-------- EXERCISE MATERIALS --------
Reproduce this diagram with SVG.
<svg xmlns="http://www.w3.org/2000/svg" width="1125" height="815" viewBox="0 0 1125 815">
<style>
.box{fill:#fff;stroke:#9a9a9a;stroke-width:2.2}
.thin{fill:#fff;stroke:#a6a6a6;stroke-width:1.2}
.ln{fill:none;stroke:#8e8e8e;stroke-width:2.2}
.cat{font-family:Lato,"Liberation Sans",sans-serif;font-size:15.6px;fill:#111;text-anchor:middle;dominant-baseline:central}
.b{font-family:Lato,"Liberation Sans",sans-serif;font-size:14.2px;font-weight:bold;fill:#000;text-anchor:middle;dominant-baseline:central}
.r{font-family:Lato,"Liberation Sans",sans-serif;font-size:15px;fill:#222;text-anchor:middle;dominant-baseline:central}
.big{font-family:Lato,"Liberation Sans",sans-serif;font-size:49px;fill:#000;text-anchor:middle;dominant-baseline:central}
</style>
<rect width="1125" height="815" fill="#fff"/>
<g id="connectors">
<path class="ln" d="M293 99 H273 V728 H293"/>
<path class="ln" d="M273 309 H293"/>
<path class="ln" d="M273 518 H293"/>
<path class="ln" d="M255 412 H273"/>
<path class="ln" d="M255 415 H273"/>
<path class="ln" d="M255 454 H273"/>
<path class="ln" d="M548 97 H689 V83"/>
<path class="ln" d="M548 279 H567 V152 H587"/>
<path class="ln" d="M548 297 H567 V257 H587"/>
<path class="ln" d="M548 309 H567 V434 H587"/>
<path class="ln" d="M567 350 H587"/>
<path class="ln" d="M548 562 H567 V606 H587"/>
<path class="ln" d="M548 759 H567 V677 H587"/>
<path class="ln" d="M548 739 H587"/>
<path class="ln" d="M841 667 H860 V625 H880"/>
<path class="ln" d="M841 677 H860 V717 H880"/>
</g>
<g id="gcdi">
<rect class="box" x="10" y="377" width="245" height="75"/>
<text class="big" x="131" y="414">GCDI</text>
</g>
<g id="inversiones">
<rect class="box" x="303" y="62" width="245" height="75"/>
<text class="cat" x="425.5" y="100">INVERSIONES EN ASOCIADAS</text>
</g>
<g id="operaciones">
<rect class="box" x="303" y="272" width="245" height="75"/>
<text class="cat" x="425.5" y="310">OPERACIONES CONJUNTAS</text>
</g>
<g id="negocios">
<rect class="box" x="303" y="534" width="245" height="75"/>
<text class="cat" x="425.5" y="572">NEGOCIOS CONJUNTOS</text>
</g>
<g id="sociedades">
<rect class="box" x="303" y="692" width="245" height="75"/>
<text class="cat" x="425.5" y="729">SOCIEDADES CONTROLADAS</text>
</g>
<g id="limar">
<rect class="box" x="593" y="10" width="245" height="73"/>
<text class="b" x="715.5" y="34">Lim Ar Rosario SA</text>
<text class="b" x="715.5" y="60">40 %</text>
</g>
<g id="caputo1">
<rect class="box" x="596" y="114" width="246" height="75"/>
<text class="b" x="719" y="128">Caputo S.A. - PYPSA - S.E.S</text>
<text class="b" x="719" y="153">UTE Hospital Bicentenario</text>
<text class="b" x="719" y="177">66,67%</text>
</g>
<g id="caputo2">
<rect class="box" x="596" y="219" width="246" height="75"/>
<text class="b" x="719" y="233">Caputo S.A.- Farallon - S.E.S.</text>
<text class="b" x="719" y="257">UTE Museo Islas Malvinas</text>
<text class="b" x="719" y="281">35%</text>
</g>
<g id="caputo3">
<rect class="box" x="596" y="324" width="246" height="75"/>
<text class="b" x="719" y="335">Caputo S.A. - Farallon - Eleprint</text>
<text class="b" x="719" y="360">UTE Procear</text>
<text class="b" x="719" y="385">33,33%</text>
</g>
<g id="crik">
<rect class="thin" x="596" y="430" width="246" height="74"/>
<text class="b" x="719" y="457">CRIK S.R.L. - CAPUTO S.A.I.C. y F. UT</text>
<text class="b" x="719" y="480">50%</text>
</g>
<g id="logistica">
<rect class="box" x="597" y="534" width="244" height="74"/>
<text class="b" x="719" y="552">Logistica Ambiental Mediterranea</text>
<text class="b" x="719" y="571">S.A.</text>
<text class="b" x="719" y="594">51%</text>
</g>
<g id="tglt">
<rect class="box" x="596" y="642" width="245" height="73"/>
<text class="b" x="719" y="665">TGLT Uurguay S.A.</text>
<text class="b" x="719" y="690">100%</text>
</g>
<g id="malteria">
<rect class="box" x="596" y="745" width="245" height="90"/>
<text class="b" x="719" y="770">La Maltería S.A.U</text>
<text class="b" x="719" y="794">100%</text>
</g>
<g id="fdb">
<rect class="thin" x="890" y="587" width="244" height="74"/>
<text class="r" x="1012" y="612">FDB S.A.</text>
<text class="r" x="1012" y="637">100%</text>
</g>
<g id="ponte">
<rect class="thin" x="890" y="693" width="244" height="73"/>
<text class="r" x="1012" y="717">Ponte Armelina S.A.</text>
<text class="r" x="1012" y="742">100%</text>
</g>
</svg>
--------
-------- EXERCISE MATERIALS --------
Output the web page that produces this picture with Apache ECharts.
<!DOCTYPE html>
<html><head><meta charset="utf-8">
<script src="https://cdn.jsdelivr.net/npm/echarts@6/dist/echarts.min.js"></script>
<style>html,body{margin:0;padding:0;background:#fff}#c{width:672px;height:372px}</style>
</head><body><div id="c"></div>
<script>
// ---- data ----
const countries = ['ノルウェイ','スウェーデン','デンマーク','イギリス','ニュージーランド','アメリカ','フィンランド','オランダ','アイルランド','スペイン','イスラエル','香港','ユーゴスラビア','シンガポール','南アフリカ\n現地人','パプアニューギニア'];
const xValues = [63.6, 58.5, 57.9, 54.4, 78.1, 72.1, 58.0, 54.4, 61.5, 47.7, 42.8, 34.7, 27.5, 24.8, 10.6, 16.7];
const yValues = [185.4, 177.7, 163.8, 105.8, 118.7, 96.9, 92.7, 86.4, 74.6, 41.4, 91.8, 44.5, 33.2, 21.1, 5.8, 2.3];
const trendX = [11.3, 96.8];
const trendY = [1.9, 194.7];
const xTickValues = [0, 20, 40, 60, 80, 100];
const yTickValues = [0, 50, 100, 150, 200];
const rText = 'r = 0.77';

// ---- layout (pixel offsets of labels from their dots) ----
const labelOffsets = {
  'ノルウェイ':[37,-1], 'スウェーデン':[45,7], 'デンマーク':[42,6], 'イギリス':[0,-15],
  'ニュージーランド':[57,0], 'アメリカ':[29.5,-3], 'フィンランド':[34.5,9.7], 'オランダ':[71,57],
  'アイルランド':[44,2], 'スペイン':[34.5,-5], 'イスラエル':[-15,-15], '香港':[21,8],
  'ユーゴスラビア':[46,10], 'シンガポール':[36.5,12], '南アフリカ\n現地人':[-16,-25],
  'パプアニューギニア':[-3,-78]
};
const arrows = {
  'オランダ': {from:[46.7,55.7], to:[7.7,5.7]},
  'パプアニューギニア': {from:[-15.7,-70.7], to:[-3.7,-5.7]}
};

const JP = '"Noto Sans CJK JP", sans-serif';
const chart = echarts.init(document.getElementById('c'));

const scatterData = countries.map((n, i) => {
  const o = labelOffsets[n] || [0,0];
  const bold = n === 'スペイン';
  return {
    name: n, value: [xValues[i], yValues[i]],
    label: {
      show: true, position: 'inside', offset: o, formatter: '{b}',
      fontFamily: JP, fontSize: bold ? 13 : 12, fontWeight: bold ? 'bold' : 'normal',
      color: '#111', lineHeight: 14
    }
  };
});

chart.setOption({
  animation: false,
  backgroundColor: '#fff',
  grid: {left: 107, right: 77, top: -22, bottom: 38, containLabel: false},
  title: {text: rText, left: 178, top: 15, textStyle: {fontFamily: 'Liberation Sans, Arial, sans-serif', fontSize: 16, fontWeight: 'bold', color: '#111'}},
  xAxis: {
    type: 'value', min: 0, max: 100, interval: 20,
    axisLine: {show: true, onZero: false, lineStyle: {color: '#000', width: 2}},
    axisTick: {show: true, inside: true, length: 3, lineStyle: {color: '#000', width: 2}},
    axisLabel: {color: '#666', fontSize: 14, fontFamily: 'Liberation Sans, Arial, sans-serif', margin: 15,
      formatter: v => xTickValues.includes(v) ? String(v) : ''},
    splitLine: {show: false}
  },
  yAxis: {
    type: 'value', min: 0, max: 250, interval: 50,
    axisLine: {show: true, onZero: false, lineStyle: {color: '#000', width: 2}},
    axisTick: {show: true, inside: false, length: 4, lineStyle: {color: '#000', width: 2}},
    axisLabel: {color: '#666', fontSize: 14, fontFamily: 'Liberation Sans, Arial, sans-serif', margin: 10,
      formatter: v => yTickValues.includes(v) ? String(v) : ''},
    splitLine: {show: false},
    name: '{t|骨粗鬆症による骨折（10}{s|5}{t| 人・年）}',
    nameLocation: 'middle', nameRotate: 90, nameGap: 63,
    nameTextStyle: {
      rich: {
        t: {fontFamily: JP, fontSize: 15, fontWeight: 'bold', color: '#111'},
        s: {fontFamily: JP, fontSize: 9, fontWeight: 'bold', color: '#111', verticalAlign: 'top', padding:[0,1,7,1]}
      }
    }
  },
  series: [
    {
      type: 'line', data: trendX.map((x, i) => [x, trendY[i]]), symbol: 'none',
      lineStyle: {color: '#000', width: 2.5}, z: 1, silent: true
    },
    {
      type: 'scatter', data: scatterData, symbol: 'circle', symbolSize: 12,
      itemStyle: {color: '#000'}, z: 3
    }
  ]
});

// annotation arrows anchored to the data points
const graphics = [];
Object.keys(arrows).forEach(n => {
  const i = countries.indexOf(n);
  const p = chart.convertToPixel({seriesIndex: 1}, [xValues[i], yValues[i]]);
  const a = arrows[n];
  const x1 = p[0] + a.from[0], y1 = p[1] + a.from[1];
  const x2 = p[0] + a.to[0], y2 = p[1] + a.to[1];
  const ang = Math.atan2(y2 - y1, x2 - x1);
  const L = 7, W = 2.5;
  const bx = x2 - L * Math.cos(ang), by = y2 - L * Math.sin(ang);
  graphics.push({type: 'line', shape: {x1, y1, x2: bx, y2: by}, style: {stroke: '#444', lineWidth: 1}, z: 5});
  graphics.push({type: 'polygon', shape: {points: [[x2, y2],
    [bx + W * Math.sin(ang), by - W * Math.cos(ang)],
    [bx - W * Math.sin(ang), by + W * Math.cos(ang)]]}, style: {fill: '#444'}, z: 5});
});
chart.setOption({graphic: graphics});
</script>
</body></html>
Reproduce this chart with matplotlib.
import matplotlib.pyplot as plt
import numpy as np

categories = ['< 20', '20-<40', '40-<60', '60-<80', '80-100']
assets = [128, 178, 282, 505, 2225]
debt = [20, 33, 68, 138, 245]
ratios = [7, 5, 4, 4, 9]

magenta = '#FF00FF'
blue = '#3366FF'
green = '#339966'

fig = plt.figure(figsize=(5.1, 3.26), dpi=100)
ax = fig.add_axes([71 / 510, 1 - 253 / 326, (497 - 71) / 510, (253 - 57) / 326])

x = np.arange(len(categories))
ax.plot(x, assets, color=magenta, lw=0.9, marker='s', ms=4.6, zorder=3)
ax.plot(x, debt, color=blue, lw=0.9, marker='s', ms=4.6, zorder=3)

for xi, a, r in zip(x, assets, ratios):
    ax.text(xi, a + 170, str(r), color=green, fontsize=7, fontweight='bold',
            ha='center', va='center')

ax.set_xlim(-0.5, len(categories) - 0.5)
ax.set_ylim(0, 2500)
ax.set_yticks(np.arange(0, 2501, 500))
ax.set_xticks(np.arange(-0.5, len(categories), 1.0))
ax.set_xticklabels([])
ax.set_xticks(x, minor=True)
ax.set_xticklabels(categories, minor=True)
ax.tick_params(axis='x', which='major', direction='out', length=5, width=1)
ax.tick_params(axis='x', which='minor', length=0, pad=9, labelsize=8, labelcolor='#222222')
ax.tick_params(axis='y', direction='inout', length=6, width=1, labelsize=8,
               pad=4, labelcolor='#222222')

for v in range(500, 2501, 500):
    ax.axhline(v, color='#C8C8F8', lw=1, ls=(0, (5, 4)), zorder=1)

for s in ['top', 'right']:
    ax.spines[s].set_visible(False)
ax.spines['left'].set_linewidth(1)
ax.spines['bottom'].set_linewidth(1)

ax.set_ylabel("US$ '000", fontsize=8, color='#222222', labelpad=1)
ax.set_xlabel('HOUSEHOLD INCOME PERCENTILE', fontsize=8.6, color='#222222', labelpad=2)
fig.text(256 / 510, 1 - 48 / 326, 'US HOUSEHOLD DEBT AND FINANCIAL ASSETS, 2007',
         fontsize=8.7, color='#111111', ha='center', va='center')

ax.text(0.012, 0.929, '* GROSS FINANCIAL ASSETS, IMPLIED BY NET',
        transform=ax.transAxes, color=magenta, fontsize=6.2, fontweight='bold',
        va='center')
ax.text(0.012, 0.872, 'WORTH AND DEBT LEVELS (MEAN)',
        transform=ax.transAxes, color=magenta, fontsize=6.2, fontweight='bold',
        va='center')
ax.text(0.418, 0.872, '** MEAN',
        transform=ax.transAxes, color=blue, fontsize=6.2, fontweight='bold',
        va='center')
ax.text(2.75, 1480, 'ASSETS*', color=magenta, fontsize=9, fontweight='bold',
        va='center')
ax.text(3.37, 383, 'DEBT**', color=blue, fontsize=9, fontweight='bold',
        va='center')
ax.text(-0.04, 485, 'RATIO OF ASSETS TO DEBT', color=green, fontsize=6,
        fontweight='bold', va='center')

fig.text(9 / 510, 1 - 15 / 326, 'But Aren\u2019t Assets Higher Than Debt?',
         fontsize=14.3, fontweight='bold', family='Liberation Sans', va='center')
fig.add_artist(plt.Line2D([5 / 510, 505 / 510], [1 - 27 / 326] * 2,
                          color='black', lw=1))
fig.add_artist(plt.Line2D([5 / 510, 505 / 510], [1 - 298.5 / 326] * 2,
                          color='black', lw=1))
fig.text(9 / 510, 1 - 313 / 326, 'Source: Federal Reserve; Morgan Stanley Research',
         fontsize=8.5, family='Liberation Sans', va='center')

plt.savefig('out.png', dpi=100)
--------
▶ [EXERCISE DETAILS] Begin at the line that has "Reproduce this chart with matplotlib." in the entries above; stop after the line that has "pad=4, labelcolor='#222222')". Transcribe exactly those lines and no others.

▶ [WRITTEN RESPONSE]
Reproduce this chart with matplotlib.
import matplotlib.pyplot as plt
import numpy as np

categories = ['< 20', '20-<40', '40-<60', '60-<80', '80-100']
assets = [128, 178, 282, 505, 2225]
debt = [20, 33, 68, 138, 245]
ratios = [7, 5, 4, 4, 9]

magenta = '#FF00FF'
blue = '#3366FF'
green = '#339966'

fig = plt.figure(figsize=(5.1, 3.26), dpi=100)
ax = fig.add_axes([71 / 510, 1 - 253 / 326, (497 - 71) / 510, (253 - 57) / 326])

x = np.arange(len(categories))
ax.plot(x, assets, color=magenta, lw=0.9, marker='s', ms=4.6, zorder=3)
ax.plot(x, debt, color=blue, lw=0.9, marker='s', ms=4.6, zorder=3)

for xi, a, r in zip(x, assets, ratios):
    ax.text(xi, a + 170, str(r), color=green, fontsize=7, fontweight='bold',
            ha='center', va='center')

ax.set_xlim(-0.5, len(categories) - 0.5)
ax.set_ylim(0, 2500)
ax.set_yticks(np.arange(0, 2501, 500))
ax.set_xticks(np.arange(-0.5, len(categories), 1.0))
ax.set_xticklabels([])
ax.set_xticks(x, minor=True)
ax.set_xticklabels(categories, minor=True)
ax.tick_params(axis='x', which='major', direction='out', length=5, width=1)
ax.tick_params(axis='x', which='minor', length=0, pad=9, labelsize=8, labelcolor='#222222')
ax.tick_params(axis='y', direction='inout', length=6, width=1, labelsize=8,
               pad=4, labelcolor='#222222')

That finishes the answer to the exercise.